* **YOUR OBJECTIVE**:
Lines containing the string "this" are to be counted; report the total by itself.

-----

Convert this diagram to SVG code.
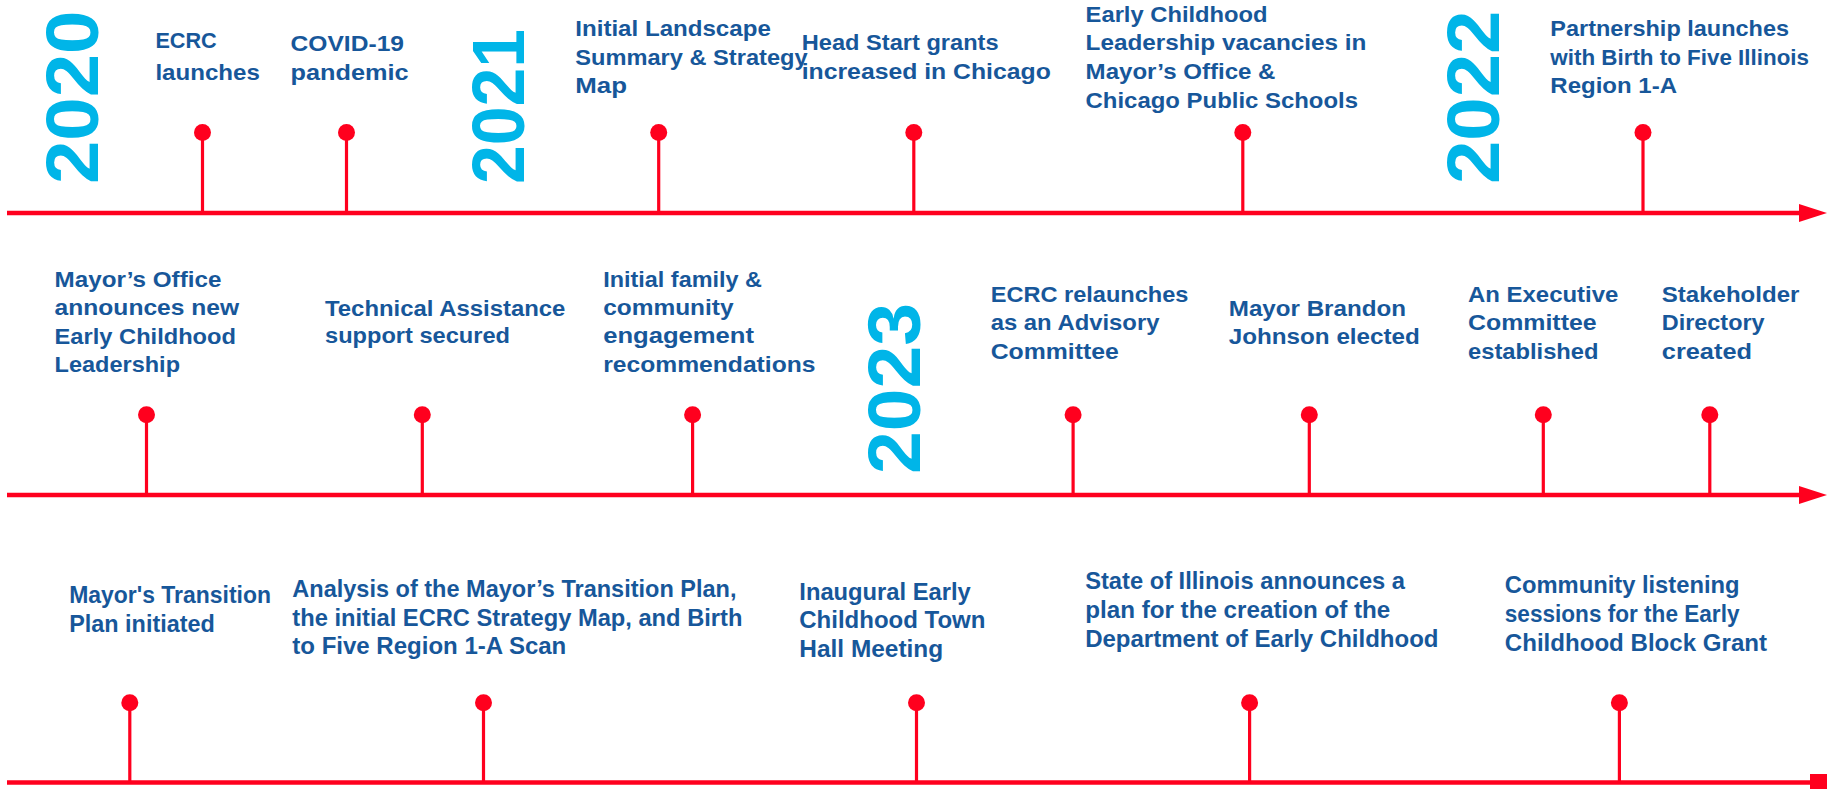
<svg xmlns="http://www.w3.org/2000/svg" width="1835" height="789" viewBox="0 0 1835 789">
<style>
.t{font-family:"Liberation Sans",Arial,sans-serif;font-weight:bold;font-size:22px;fill:#17579A}
.b{font-size:24px}
.yr{font-family:"Liberation Sans",Arial,sans-serif;font-weight:bold;font-size:74px;fill:#00B5E8}
.ln{stroke:#FF001E;stroke-width:4.5;fill:none}
.st{stroke:#FF001E;stroke-width:3.2;fill:none}
.dot{fill:#FF001E}
.ah{fill:#FF001E}
</style>
<rect width="1835" height="789" fill="#FFFFFF"/>
<g id="connectors">
<line class="ln" x1="7" y1="213" x2="1802" y2="213"/>
<polygon class="ah" points="1799,204 1827,213 1799,222"/>
<line class="ln" x1="7" y1="495" x2="1802" y2="495"/>
<polygon class="ah" points="1799,486 1827,495 1799,504"/>
<line class="ln" x1="7" y1="782.5" x2="1812" y2="782.5"/>
<rect class="ah" x="1810" y="774" width="17" height="15"/>
</g>
<g id="years">
<text id="y2020" class="yr" transform="translate(97.5,184) rotate(-90)" textLength="173.5" lengthAdjust="spacingAndGlyphs">2020</text>
<text id="y2021" class="yr" transform="translate(524,184) rotate(-90)" textLength="155" lengthAdjust="spacingAndGlyphs">2021</text>
<text id="y2022" class="yr" transform="translate(1499,184) rotate(-90)" textLength="173.5" lengthAdjust="spacingAndGlyphs">2022</text>
<text id="y2023" class="yr" transform="translate(920,474) rotate(-90)" textLength="171" lengthAdjust="spacingAndGlyphs">2023</text>
</g>
<!-- Row 1 -->
<g id="n-ecrc-launches">
<line class="st" x1="202.5" y1="132.5" x2="202.5" y2="213"/><circle class="dot" cx="202.5" cy="132.5" r="8.5"/>
<text class="t" x="155.4" y="48" textLength="61.3" lengthAdjust="spacingAndGlyphs">ECRC</text>
<text class="t" x="155.4" y="80" textLength="104.4" lengthAdjust="spacingAndGlyphs">launches</text>
</g>
<g id="n-covid">
<line class="st" x1="346.5" y1="132.5" x2="346.5" y2="213"/><circle class="dot" cx="346.5" cy="132.5" r="8.5"/>
<text class="t" x="290.6" y="51" textLength="113.4" lengthAdjust="spacingAndGlyphs">COVID-19</text>
<text class="t" x="290.6" y="80" textLength="117.9" lengthAdjust="spacingAndGlyphs">pandemic</text>
</g>
<g id="n-landscape">
<line class="st" x1="658.7" y1="132.5" x2="658.7" y2="213"/><circle class="dot" cx="658.7" cy="132.5" r="8.5"/>
<text class="t" x="575.3" y="36" textLength="195.5" lengthAdjust="spacingAndGlyphs">Initial Landscape</text>
<text class="t" x="575.3" y="65" textLength="232.3" lengthAdjust="spacingAndGlyphs">Summary &amp; Strategy</text>
<text class="t" x="575.3" y="93" textLength="51.7" lengthAdjust="spacingAndGlyphs">Map</text>
</g>
<g id="n-headstart">
<line class="st" x1="913.8" y1="132.5" x2="913.8" y2="213"/><circle class="dot" cx="913.8" cy="132.5" r="8.5"/>
<text class="t" x="801.7" y="50" textLength="196.9" lengthAdjust="spacingAndGlyphs">Head Start grants</text>
<text class="t" x="801.7" y="79.3" textLength="249.1" lengthAdjust="spacingAndGlyphs">increased in Chicago</text>
</g>
<g id="n-vacancies">
<line class="st" x1="1242.8" y1="132.5" x2="1242.8" y2="213"/><circle class="dot" cx="1242.8" cy="132.5" r="8.5"/>
<text class="t" x="1085.6" y="21.7" textLength="182" lengthAdjust="spacingAndGlyphs">Early Childhood</text>
<text class="t" x="1085.6" y="50" textLength="280.8" lengthAdjust="spacingAndGlyphs">Leadership vacancies in</text>
<text class="t" x="1085.6" y="79" textLength="189.9" lengthAdjust="spacingAndGlyphs">Mayor’s Office &amp;</text>
<text class="t" x="1085.6" y="108" textLength="272.4" lengthAdjust="spacingAndGlyphs">Chicago Public Schools</text>
</g>
<g id="n-partnership">
<line class="st" x1="1643" y1="132.5" x2="1643" y2="213"/><circle class="dot" cx="1643" cy="132.5" r="8.5"/>
<text class="t" x="1550.3" y="36" textLength="238.7" lengthAdjust="spacingAndGlyphs">Partnership launches</text>
<text class="t" x="1550.3" y="65" textLength="258.7" lengthAdjust="spacingAndGlyphs">with Birth to Five Illinois</text>
<text class="t" x="1550.3" y="93" textLength="126.7" lengthAdjust="spacingAndGlyphs">Region 1-A</text>
</g>
<!-- Row 2 -->
<g id="n-mayors-office">
<line class="st" x1="146.5" y1="414.7" x2="146.5" y2="495"/><circle class="dot" cx="146.5" cy="414.7" r="8.5"/>
<text class="t" x="54.6" y="287.3" textLength="166.8" lengthAdjust="spacingAndGlyphs">Mayor’s Office</text>
<text class="t" x="54.6" y="315" textLength="184.6" lengthAdjust="spacingAndGlyphs">announces new</text>
<text class="t" x="54.6" y="344" textLength="181.4" lengthAdjust="spacingAndGlyphs">Early Childhood</text>
<text class="t" x="54.6" y="371.7" textLength="125.4" lengthAdjust="spacingAndGlyphs">Leadership</text>
</g>
<g id="n-technical">
<line class="st" x1="422.3" y1="414.7" x2="422.3" y2="495"/><circle class="dot" cx="422.3" cy="414.7" r="8.5"/>
<text class="t" x="325" y="316" textLength="240.4" lengthAdjust="spacingAndGlyphs">Technical Assistance</text>
<text class="t" x="325" y="343.3" textLength="185" lengthAdjust="spacingAndGlyphs">support secured</text>
</g>
<g id="n-family">
<line class="st" x1="692.6" y1="414.7" x2="692.6" y2="495"/><circle class="dot" cx="692.6" cy="414.7" r="8.5"/>
<text class="t" x="603.2" y="287.3" textLength="158.8" lengthAdjust="spacingAndGlyphs">Initial family &amp;</text>
<text class="t" x="603.2" y="315" textLength="130.4" lengthAdjust="spacingAndGlyphs">community</text>
<text class="t" x="603.2" y="342.7" textLength="150.8" lengthAdjust="spacingAndGlyphs">engagement</text>
<text class="t" x="603.2" y="371.7" textLength="212.3" lengthAdjust="spacingAndGlyphs">recommendations</text>
</g>
<g id="n-relaunch">
<line class="st" x1="1073.1" y1="414.7" x2="1073.1" y2="495"/><circle class="dot" cx="1073.1" cy="414.7" r="8.5"/>
<text class="t" x="990.7" y="301.7" textLength="197.7" lengthAdjust="spacingAndGlyphs">ECRC relaunches</text>
<text class="t" x="990.7" y="330" textLength="168.8" lengthAdjust="spacingAndGlyphs">as an Advisory</text>
<text class="t" x="990.7" y="359" textLength="128.1" lengthAdjust="spacingAndGlyphs">Committee</text>
</g>
<g id="n-johnson">
<line class="st" x1="1309.3" y1="414.7" x2="1309.3" y2="495"/><circle class="dot" cx="1309.3" cy="414.7" r="8.5"/>
<text class="t" x="1228.8" y="316" textLength="177.2" lengthAdjust="spacingAndGlyphs">Mayor Brandon</text>
<text class="t" x="1228.8" y="344" textLength="191" lengthAdjust="spacingAndGlyphs">Johnson elected</text>
</g>
<g id="n-executive">
<line class="st" x1="1543.3" y1="414.7" x2="1543.3" y2="495"/><circle class="dot" cx="1543.3" cy="414.7" r="8.5"/>
<text class="t" x="1468" y="301.7" textLength="150.3" lengthAdjust="spacingAndGlyphs">An Executive</text>
<text class="t" x="1468" y="330" textLength="128.6" lengthAdjust="spacingAndGlyphs">Committee</text>
<text class="t" x="1468" y="359" textLength="130.5" lengthAdjust="spacingAndGlyphs">established</text>
</g>
<g id="n-directory">
<line class="st" x1="1709.8" y1="414.7" x2="1709.8" y2="495"/><circle class="dot" cx="1709.8" cy="414.7" r="8.5"/>
<text class="t" x="1661.8" y="301.7" textLength="137.6" lengthAdjust="spacingAndGlyphs">Stakeholder</text>
<text class="t" x="1661.8" y="330" textLength="102.8" lengthAdjust="spacingAndGlyphs">Directory</text>
<text class="t" x="1661.8" y="359" textLength="90.2" lengthAdjust="spacingAndGlyphs">created</text>
</g>
<!-- Row 3 -->
<g id="n-transition">
<line class="st" x1="129.8" y1="702.7" x2="129.8" y2="782.5"/><circle class="dot" cx="129.8" cy="702.7" r="8.5"/>
<text class="t b" x="69.2" y="603.3" textLength="201.8" lengthAdjust="spacingAndGlyphs">Mayor's Transition</text>
<text class="t b" x="69.2" y="631.7" textLength="145.6" lengthAdjust="spacingAndGlyphs">Plan initiated</text>
</g>
<g id="n-analysis">
<line class="st" x1="483.5" y1="702.7" x2="483.5" y2="782.5"/><circle class="dot" cx="483.5" cy="702.7" r="8.5"/>
<text class="t b" x="292.3" y="596.7" textLength="444.2" lengthAdjust="spacingAndGlyphs">Analysis of the Mayor’s Transition Plan,</text>
<text class="t b" x="292.3" y="626" textLength="450.1" lengthAdjust="spacingAndGlyphs">the initial ECRC Strategy Map, and Birth</text>
<text class="t b" x="292.3" y="654" textLength="274" lengthAdjust="spacingAndGlyphs">to Five Region 1-A Scan</text>
</g>
<g id="n-townhall">
<line class="st" x1="916.5" y1="702.7" x2="916.5" y2="782.5"/><circle class="dot" cx="916.5" cy="702.7" r="8.5"/>
<text class="t b" x="799.3" y="600" textLength="171.5" lengthAdjust="spacingAndGlyphs">Inaugural Early</text>
<text class="t b" x="799.3" y="628.3" textLength="186.1" lengthAdjust="spacingAndGlyphs">Childhood Town</text>
<text class="t b" x="799.3" y="657.3" textLength="143.9" lengthAdjust="spacingAndGlyphs">Hall Meeting</text>
</g>
<g id="n-department">
<line class="st" x1="1249.6" y1="702.7" x2="1249.6" y2="782.5"/><circle class="dot" cx="1249.6" cy="702.7" r="8.5"/>
<text class="t b" x="1085.2" y="589.3" textLength="319.8" lengthAdjust="spacingAndGlyphs">State of Illinois announces a</text>
<text class="t b" x="1085.2" y="618.3" textLength="305.1" lengthAdjust="spacingAndGlyphs">plan for the creation of the</text>
<text class="t b" x="1085.2" y="646.7" textLength="353.3" lengthAdjust="spacingAndGlyphs">Department of Early Childhood</text>
</g>
<g id="n-listening">
<line class="st" x1="1619.4" y1="702.7" x2="1619.4" y2="782.5"/><circle class="dot" cx="1619.4" cy="702.7" r="8.5"/>
<text class="t b" x="1504.8" y="592.7" textLength="234.7" lengthAdjust="spacingAndGlyphs">Community listening</text>
<text class="t b" x="1504.8" y="621.7" textLength="234.7" lengthAdjust="spacingAndGlyphs">sessions for the Early</text>
<text class="t b" x="1504.8" y="650.7" textLength="262.2" lengthAdjust="spacingAndGlyphs">Childhood Block Grant</text>
</g>
</svg>
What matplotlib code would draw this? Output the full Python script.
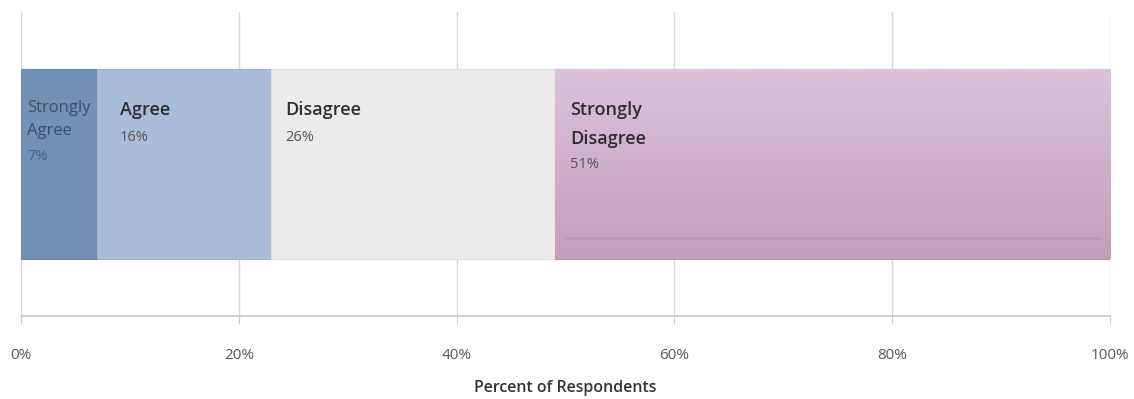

-----

* **CORRECT RESULT**:
2